Der Finne hat als Nachfolger von Marco Sturm fast vier Jahre erfolgreich als Bundestrainer gearbeitet. Im vergangenen November verließ er den Deutschen Eishockey-Bund jedoch Hals über Kopf, um beim SC Bern anzuheuern. Beim Leuchtturm im europäischen Eishockey scheiterte Söderholm nach nur fünf Monaten.
Was für den EHC viel wichtiger ist: Der Mann aus Kauniainen westlich von Helsinki hat Red-Bull-DNA. In der Saison 2015/16 trug Söderholm noch als Spieler das Trikot der Münchner und feierte unter Jackson die erste Meisterschaft der Clubgeschichte. Anschließend wechselte er in den Trainerstab des Teams, war Entwicklungscoach bei Red Bull und Trainer des Münchner Kooperationspartners SC Riessersee.
«Ich habe Riesenrespekt vor Don Jackson als Mensch und Trainer und vor dem, was er geleistet hat», sagte Söderholm. «Er hat mir damals – wie auch andere – geholfen, als ich als Trainer angefangen habe. Ich habe gelernt, was im Trainergeschäft essenziell ist.»
Modernisierungsschub durch neuen Coach
Die Münchner haben unter Jackson, der künftig in der Trainer-Entwicklung bei Red Bull arbeitet, in der eigenen Zone eher Mann gegen Mann verteidigt. Jetzt haben sie das System hin zur Zone umgestellt. «Beide haben ein brutales Eishockey-Fachwissen, beide sind relativ ruhig, beide sind hervorragende Trainer», sagte Verteidiger Konrad Abeltshauser. Mit Söderholm sei ein «neuer Input» da, «man erweitert seinen Horizont.»
Die Münchner haben durch ihren neuen Coach einen ersten Modernisierungsschub erfahren. «Es ist ein Generationsunterschied, was Technik und Medien betrifft. Don war eher von der alten Schule, er hat natürlich Videoanalysen gemacht, beim Toni sind aber viele Sachen etwas moderner. Das ist auch ganz normal, weil sich der Sport weiterentwickelt», erzählte Kapitän Patrick Hager der Deutschen Presse-Agentur. «Jetzt kommen ein paar modernere Elemente mit rein.» Hager nannte beispielsweise die Trainingssteuerung abseits vom Eis.
«Den Unterschied merkt man, alles andere ist bei beiden super professionell. Menschlich kann man über Don sowieso nichts sagen, sonst würdest du jahrelang nicht diese Erfolge feiern», sagte Hager. «Und menschlich mache ich mir beim Toni auch keine Sorgen.»

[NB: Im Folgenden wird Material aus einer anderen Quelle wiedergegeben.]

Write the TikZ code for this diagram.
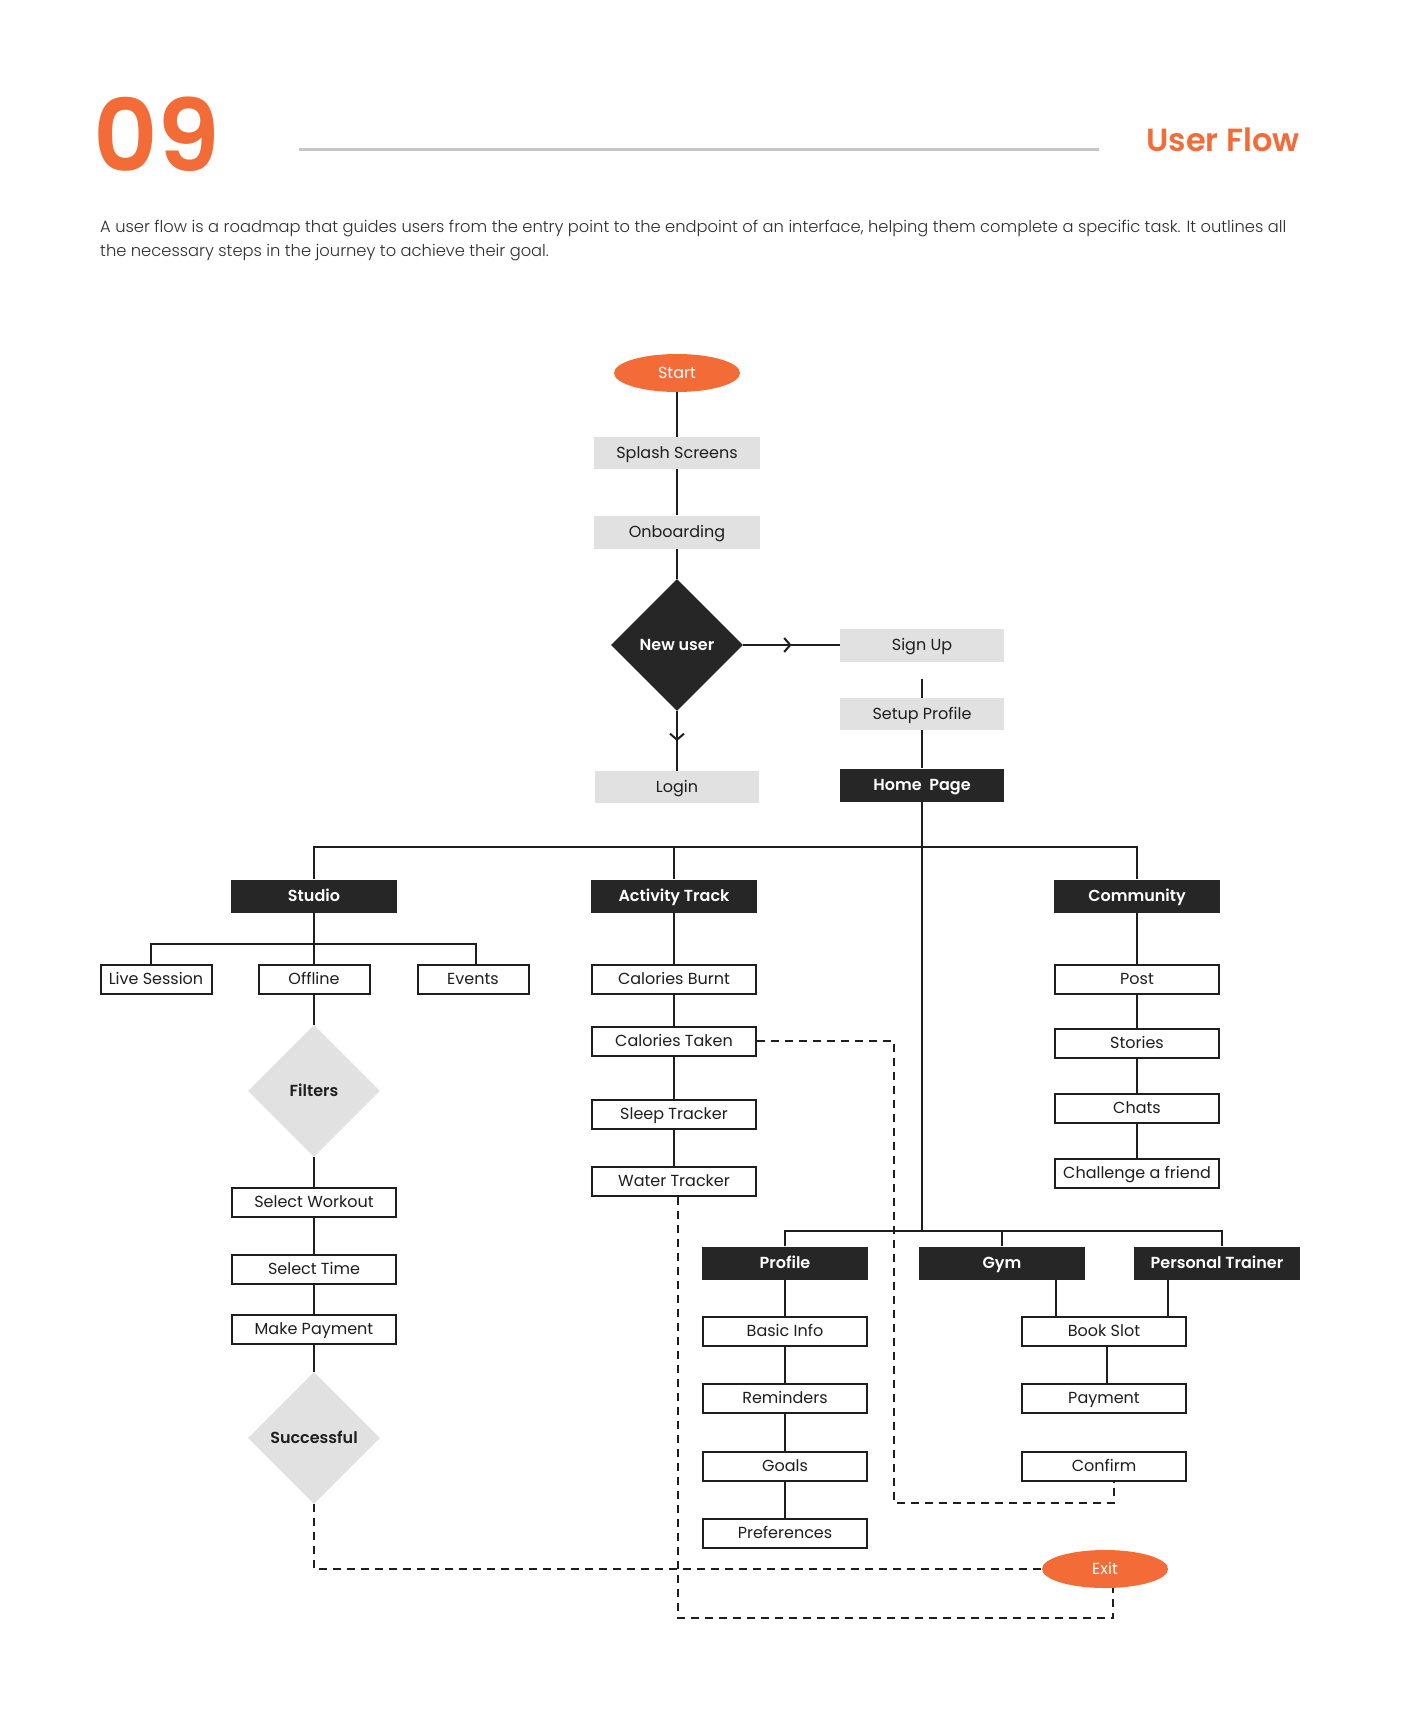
\documentclass[tikz,border=0pt]{standalone}
\usepackage{fontspec}
\setmainfont{Poppins}[BoldFont={Poppins SemiBold}]
\newfontfamily\poplight{Poppins Light}
\usetikzlibrary{shapes.geometric,arrows.meta,decorations.markings,calc}
\definecolor{brand}{HTML}{F36C37}
\definecolor{lightbox}{HTML}{E1E1E1}
\definecolor{blackfill}{HTML}{262626}
\definecolor{ink}{HTML}{1E1E1E}
\definecolor{rulegrey}{HTML}{C6C6C6}
\definecolor{para}{HTML}{2E2E2E}
\begin{document}
\begin{tikzpicture}[x=1pt,y=-1pt,
  every node/.style={font=\fontsize{16}{19}\selectfont, text=ink, inner sep=0pt},
  lbl/.style={text height=11.5pt, text depth=0pt},
  greybox/.style={lbl, rectangle, fill=lightbox, minimum width=166, minimum height=33},
  blackbox/.style={lbl, rectangle, fill=blackfill, text=white, font=\fontsize{16}{19}\selectfont\bfseries, minimum width=166, minimum height=33},
  whitebox/.style={lbl, rectangle, draw=ink, line width=2pt, fill=white, minimum width=164, minimum height=29},
  smallbox/.style={whitebox, minimum width=111},
  oval/.style={lbl, ellipse, fill=brand, text=white, minimum width=126, minimum height=38},
  decision/.style={lbl, diamond, shape aspect=1, minimum width=132, minimum height=132, fill=blackfill, text=white, font=\fontsize{16}{19}\selectfont\bfseries},
  greydecision/.style={decision, fill=lightbox, text=ink},
  link/.style={draw=ink, line width=2pt},
  dashlink/.style={draw=ink, line width=2pt, dash pattern=on 8pt off 6pt},
  chevron/.style={postaction={decorate}, decoration={markings, mark=at position 0.5 with {\arrow{Straight Barb[length=6pt,width=14pt]}}}}
]
\useasboundingbox (0,0) rectangle (1400,1720);
\fill[white] (0,0) rectangle (1400,1720);

% header
\node[anchor=base west, text=brand, font=\fontsize{100}{100}\selectfont\bfseries] (num) at (93,172) {09};
\draw[rulegrey, line width=3pt] (299,150) -- (1099,150);
\node[anchor=base east, text=brand, font=\fontsize{32}{32}\selectfont\bfseries] (title) at (1300,152) {User Flow};
\node[anchor=north west, align=left, text=para, font=\fontsize{16.3}{24}\selectfont\poplight] (intro) at (100,220)
  {A user flow is a roadmap that guides users from the entry point to the endpoint of an interface, helping them complete a specific task. It outlines all\\the necessary steps in the journey to achieve their goal.};

% top flow
\node[oval] (start) at (677,373) {Start};
\node[greybox, minimum height=32] (splash) at (677,453) {Splash Screens};
\node[greybox] (onb) at (677,532) {Onboarding};
\node[decision] (newuser) at (677,645) {New user};
\node[greybox, minimum width=164] (signup) at (922,645) {Sign Up};
\node[greybox, minimum width=164, minimum height=32] (setup) at (922,714) {Setup Profile};
\node[blackbox, minimum width=164] (home) at (922,785) {Home\ \ Page};
\node[greybox, minimum width=164, minimum height=32] (login) at (677,787) {Login};

\draw[link] (start) -- (splash);
\draw[link] (splash) -- (onb);
\draw[link] (onb) -- (newuser);
\draw[link, chevron] (newuser.east) -- (signup.west);
\draw[link, chevron] (newuser.south) -- (login.north);
\coordinate (sugap) at ($(signup.south)+(0,17)$);
\draw[link] (sugap) -- (setup.north);
\draw[link] (setup) -- (home);

% main bus
\coordinate (busy) at (0,847);
\coordinate (lowy) at (0,1231);
\node[blackbox] (studio) at (314,896) {Studio};
\node[blackbox] (activity) at (674,896) {Activity Track};
\node[blackbox] (community) at (1137,896) {Community};
\draw[link] (studio.north) -- (studio.north |- busy) -- (community.north |- busy) -- (community.north);
\draw[link] (activity.north |- busy) -- (activity.north);
\draw[link] (home.south) -- (home.south |- lowy);

% studio branch
\coordinate (suby) at (0,944);
\coordinate (lx) at (151,0);
\coordinate (ex) at (476,0);
\node[smallbox] (live) at (156,979) {Live Session};
\node[smallbox] (offline) at (314,979) {Offline};
\node[smallbox] (events) at (473,979) {Events};
\draw[link] (studio) -- (offline);
\draw[link] (live.north -| lx) -- (suby -| lx) -- (suby -| ex) -- (events.north -| ex);
\node[greydecision] (filters) at (314,1091) {Filters};
\node[whitebox] (selworkout) at (314,1202) {Select Workout};
\node[whitebox] (seltime) at (314,1269) {Select Time};
\node[whitebox] (makepay) at (314,1329) {Make Payment};
\node[greydecision] (success) at (314,1438) {Successful};
\draw[link] (offline) -- (filters);
\draw[link] (filters) -- (selworkout);
\draw[link] (selworkout) -- (seltime);
\draw[link] (seltime) -- (makepay);
\draw[link] (makepay) -- (success);

% activity branch
\node[whitebox] (calburnt) at (674,979) {Calories Burnt};
\node[whitebox] (caltaken) at (674,1041) {Calories Taken};
\node[whitebox] (sleep) at (674,1114) {Sleep Tracker};
\node[whitebox] (water) at (674,1181) {Water Tracker};
\draw[link] (activity) -- (calburnt);
\draw[link] (calburnt) -- (caltaken);
\draw[link] (caltaken) -- (sleep);
\draw[link] (sleep) -- (water);

% community branch
\node[whitebox] (post) at (1137,979) {Post};
\node[whitebox] (stories) at (1137,1043) {Stories};
\node[whitebox] (chats) at (1137,1108) {Chats};
\node[whitebox] (challenge) at (1137,1173) {Challenge a friend};
\draw[link] (community) -- (post);
\draw[link] (post) -- (stories);
\draw[link] (stories) -- (chats);
\draw[link] (chats) -- (challenge);

% lower bus
\coordinate (tx) at (1222,0);
\node[blackbox] (profile) at (785,1263) {Profile};
\node[blackbox] (gym) at (1002,1263) {Gym};
\node[blackbox] (trainer) at (1217,1263) {Personal Trainer};
\draw[link] (profile.north) -- (profile.north |- lowy) -- (lowy -| tx) -- (trainer.north -| tx);
\draw[link] (gym.north |- lowy) -- (gym.north);

\node[whitebox] (basic) at (785,1331) {Basic Info};
\node[whitebox] (remind) at (785,1398) {Reminders};
\node[whitebox] (goals) at (785,1466) {Goals};
\node[whitebox] (prefs) at (785,1533) {Preferences};
\draw[link] (profile) -- (basic);
\draw[link] (basic) -- (remind);
\draw[link] (remind) -- (goals);
\draw[link] (goals) -- (prefs);

\coordinate (gx) at (1056,0);
\coordinate (ptx) at (1168,0);
\coordinate (bpx) at (1107,0);
\node[whitebox] (book) at (1104,1331) {Book Slot};
\node[whitebox] (payment) at (1104,1398) {Payment};
\node[whitebox] (confirm) at (1104,1466) {Confirm};
\draw[link] (gym.south -| gx) -- (book.north -| gx);
\draw[link] (trainer.south -| ptx) -- (book.north -| ptx);
\draw[link] (book.south -| bpx) -- (payment.north -| bpx);

\node[oval] (exit) at (1105,1569) {Exit};

% dashed returns
\coordinate (dx) at (894,0);
\coordinate (dy) at (0,1503);
\coordinate (cx) at (1114,0);
\draw[dashlink] (caltaken.east) -- (caltaken.east -| dx) -- (dx |- dy) -- (dy -| cx) -- (confirm.south -| cx);
\coordinate (wx) at (678,0);
\coordinate (wy) at (0,1618);
\coordinate (xx) at (1113,0);
\draw[dashlink] (water.south -| wx) -- (wx |- wy) -- (wy -| xx) -- (exit.south -| xx);
\draw[dashlink] (success.south) |- (exit.west);
\end{tikzpicture}
\end{document}
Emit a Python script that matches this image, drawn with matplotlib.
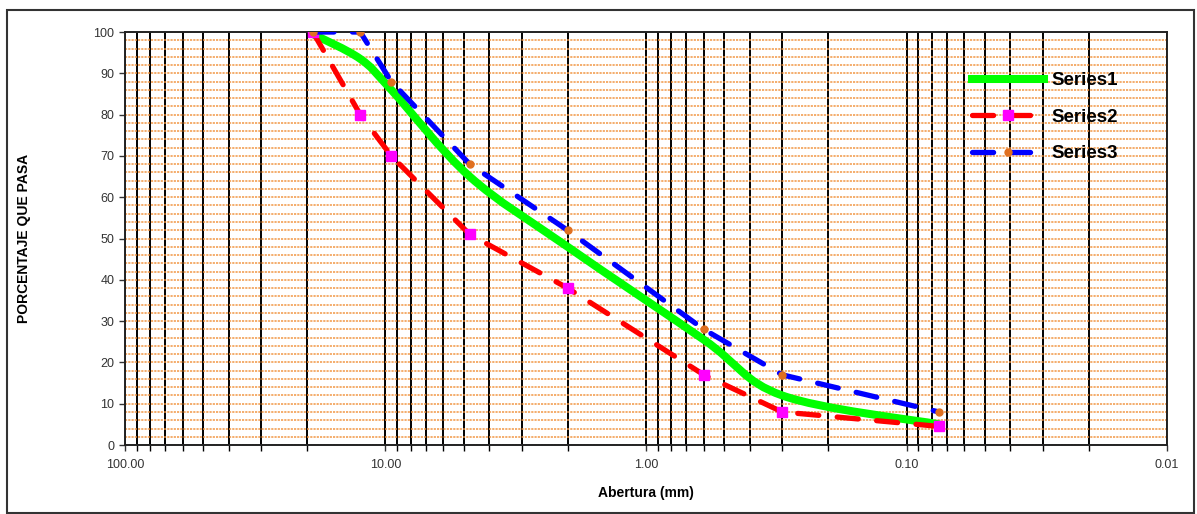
import numpy as np
import matplotlib.pyplot as plt
from matplotlib.path import Path
from matplotlib.patches import PathPatch, Rectangle
from matplotlib.lines import Line2D

plt.rcParams['font.family'] = ['Liberation Sans', 'DejaVu Sans']

# sieve openings (mm) and percent passing
abertura = [19.0, 12.5, 9.5, 4.75, 2.0, 0.6, 0.3, 0.075]
series1 = [99.5, 93.5, 86, 65, 48, 25.5, 12, 5]
series2 = [100, 80, 70, 51, 38, 17, 8, 4.5]
series3 = [100, 100, 88, 68, 52, 28, 17, 8]
xtick_vals = [100, 10, 1, 0.1, 0.01]
xtick_labels = ["100.00", "10.00", "1.00", "0.10", "0.01"]


def smooth_path(x, y):
    # Catmull-Rom style smoothing in log-x space, drawn as cubic beziers
    lx = np.log10(x)
    y = np.asarray(y, float)
    n = len(lx)
    verts = [(x[0], y[0])]
    codes = [Path.MOVETO]
    for i in range(n - 1):
        p0 = (lx[max(i - 1, 0)], y[max(i - 1, 0)])
        p1 = (lx[i], y[i])
        p2 = (lx[i + 1], y[i + 1])
        p3 = (lx[min(i + 2, n - 1)], y[min(i + 2, n - 1)])
        c1 = (p1[0] + (p2[0] - p0[0]) / 6, p1[1] + (p2[1] - p0[1]) / 6)
        c2 = (p2[0] - (p3[0] - p1[0]) / 6, p2[1] - (p3[1] - p1[1]) / 6)
        for c in (c1, c2, p2):
            verts.append((10 ** c[0], c[1]))
            codes.append(Path.CURVE4)
    return Path(verts, codes)


fig = plt.figure(figsize=(11.97, 5.14), dpi=100)
ax = fig.add_axes([0.1044, 0.1342, 0.8706, 0.8035])
ax.set_xscale('log')
ax.set_xlim(100, 0.01)
ax.set_ylim(0, 100)

# grid
ax.set_yticks(np.arange(0, 101, 10))
ax.set_yticks(np.arange(0, 101, 2), minor=True)
ax.set_xticks(xtick_vals)
ax.set_xticklabels(xtick_labels)
ax.grid(True, axis='x', which='both', color='black', lw=1.4)
ax.grid(True, axis='y', which='both', color='#F0913A', lw=1.3, ls=(0, (1.2, 0.6)), alpha=0.8)
ax.set_axisbelow(True)
ax.tick_params(axis='both', which='major', labelsize=9, length=4, width=1, colors='#333333')
ax.tick_params(axis='x', which='minor', length=4, width=1, labelbottom=False)
ax.tick_params(axis='y', which='minor', length=0)
ax.tick_params(axis='x', pad=6)
for s in ax.spines.values():
    s.set_linewidth(1.4)
    s.set_color('#222222')

ax.add_patch(PathPatch(smooth_path(abertura, series1), fill=False, ec='#00FF00', lw=5.8,
                       capstyle='round', zorder=3))
ax.plot(abertura, series2, color='red', lw=3.8, ls=(0, (4, 3.5)), dash_capstyle='round',
        marker='s', ms=7, mfc='#FF00FF', mec='#FF00FF', zorder=4)
ax.plot(abertura, series3, color='#0000FF', lw=3.8, ls=(0, (4, 3.5)), dash_capstyle='round',
        marker='o', ms=5, mfc='#E07020', mec='#E07020', zorder=4)

handles = [Line2D([], [], color='#00FF00', lw=5.8),
           Line2D([], [], color='red', lw=3.8, ls=(0, (4, 3)), dash_capstyle='round',
                  marker='s', ms=7, mfc='#FF00FF', mec='#FF00FF'),
           Line2D([], [], color='#0000FF', lw=3.8, ls=(0, (4, 3)), dash_capstyle='round',
                  marker='o', ms=5, mfc='#E07020', mec='#E07020')]
leg = ax.legend(handles, ['Series1', 'Series2', 'Series3'], loc='upper left',
                bbox_to_anchor=(0.8129, 0.903), frameon=False, borderpad=0,
                borderaxespad=0, handlelength=3.85, handletextpad=0.37,
                labelspacing=1.03, prop={'weight': 'bold', 'size': 13.5})

ax.set_xlabel('Abertura (mm)', fontsize=10, fontweight='bold', labelpad=11)
ax.set_ylabel('PORCENTAJE QUE PASA', fontsize=10, fontweight='bold', labelpad=45)

fig.patches.append(Rectangle((7 / 1197, 0.002), 1187 / 1197, 1 - 10 / 514 - 0.002,
                             transform=fig.transFigure, fill=False, ec='#333333', lw=1.5))

fig.savefig('out.png', dpi=100)
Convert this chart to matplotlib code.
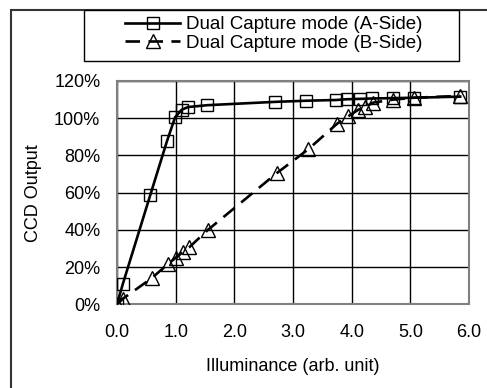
import matplotlib
matplotlib.use("Agg")
import matplotlib.pyplot as plt
from matplotlib.patches import Rectangle
from matplotlib.ticker import FuncFormatter

plt.rcParams['font.family'] = ['Liberation Sans', 'DejaVu Sans']

# Dual Capture mode, A-Side
a_x = [0.0, 0.10, 0.57, 0.85, 0.99, 1.10, 1.21, 1.54, 2.70, 3.23, 3.74, 3.92, 4.14, 4.35, 4.71, 5.06, 5.85]
a_y = [0.0, 11.0, 59.0, 87.5, 100.5, 104.5, 106.0, 107.0, 108.8, 109.4, 109.8, 110.2, 110.4, 110.6, 110.8, 111.0, 111.6]

# Dual Capture mode, B-Side
b_x = [0.0, 0.10, 0.59, 0.87, 1.00, 1.12, 1.23, 1.55, 2.72, 3.26, 3.75, 3.94, 4.11, 4.23, 4.37, 4.71, 5.06, 5.85]
b_y = [0.0, 3.0, 14.0, 21.7, 25.0, 28.0, 30.6, 40.0, 70.4, 83.3, 97.0, 101.0, 104.5, 106.0, 108.4, 110.0, 111.0, 112.0]

labels = ['Dual Capture mode (A-Side)', 'Dual Capture mode (B-Side)']
x_ticks = [0, 1, 2, 3, 4, 5, 6]
y_ticks = [0, 20, 40, 60, 80, 100, 120]

W, H = 487, 388
fig = plt.figure(figsize=(W / 100, H / 100), dpi=100)
ax = fig.add_axes([117 / W, 1 - 304.3 / H, (469 - 117) / W, (304.3 - 81) / H])

ax.plot(a_x, a_y, '-', color='black', lw=1.9, marker='s', ms=9,
        mfc='none', mec='black', mew=1.0, label=labels[0], zorder=3)
ax.plot(b_x, b_y, color='black', lw=1.9, dashes=(5.5, 3.2), marker='^', ms=9.5,
        mfc='none', mec='black', mew=1.0, label=labels[1], zorder=3)

ax.set_xlim(0, 6)
ax.set_ylim(0, 120)
ax.set_xticks(x_ticks)
ax.set_yticks(y_ticks)
ax.xaxis.set_major_formatter(FuncFormatter(lambda v, p: f'{v:.1f}'))
ax.yaxis.set_major_formatter(FuncFormatter(lambda v, p: f'{v:.0f}%'))
ax.tick_params(axis='both', length=0, labelsize=13)
ax.tick_params(axis='y', pad=12)
ax.tick_params(axis='x', pad=14)
ax.grid(True, color='black', lw=1.0)
ax.set_axisbelow(True)
for s in ax.spines.values():
    s.set_color('#808080')
    s.set_linewidth(1.5)

ax.set_xlabel('Illuminance (arb. unit)', fontsize=13)
ax.xaxis.set_label_coords(0.5, (304.3 - 358) / (304.3 - 81))
ax.set_ylabel('CCD Output', fontsize=13)
ax.yaxis.set_label_coords((42 - 117) / (469 - 117), 0.5)

# outer frame and legend box
fig.patches.append(Rectangle((11 / W, -0.1), 1.2, 1 - 10 / H + 0.1,
                             transform=fig.transFigure, fill=False,
                             ec='#333333', lw=1.5))
fig.patches.append(Rectangle((84 / W, 1 - 61 / H), 375 / W, 51 / H,
                             transform=fig.transFigure, fc='white',
                             ec='black', lw=1.0))

fig.legend(loc='upper left', bbox_to_anchor=(125 / W, 1 - 16 / H),
           frameon=False, fontsize=13.5, handlelength=2.95, handletextpad=0.3,
           borderpad=0, borderaxespad=0, labelspacing=0.07)

fig.savefig('out.png', dpi=100)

Keine Bedenken hat auch Stürmer Maximilian Kastner, der mit Söderholm noch selbst zusammengespielt hat. «Klar, er muss jetzt als Trainer bisschen seriöser rüberkommen, aber seine lockeren, lustigen Sprüche hat er nicht verlernt», beteuerte Kastner. «Er ist ein super Trainer und findet die richtigen Worte in den Spielpausen.»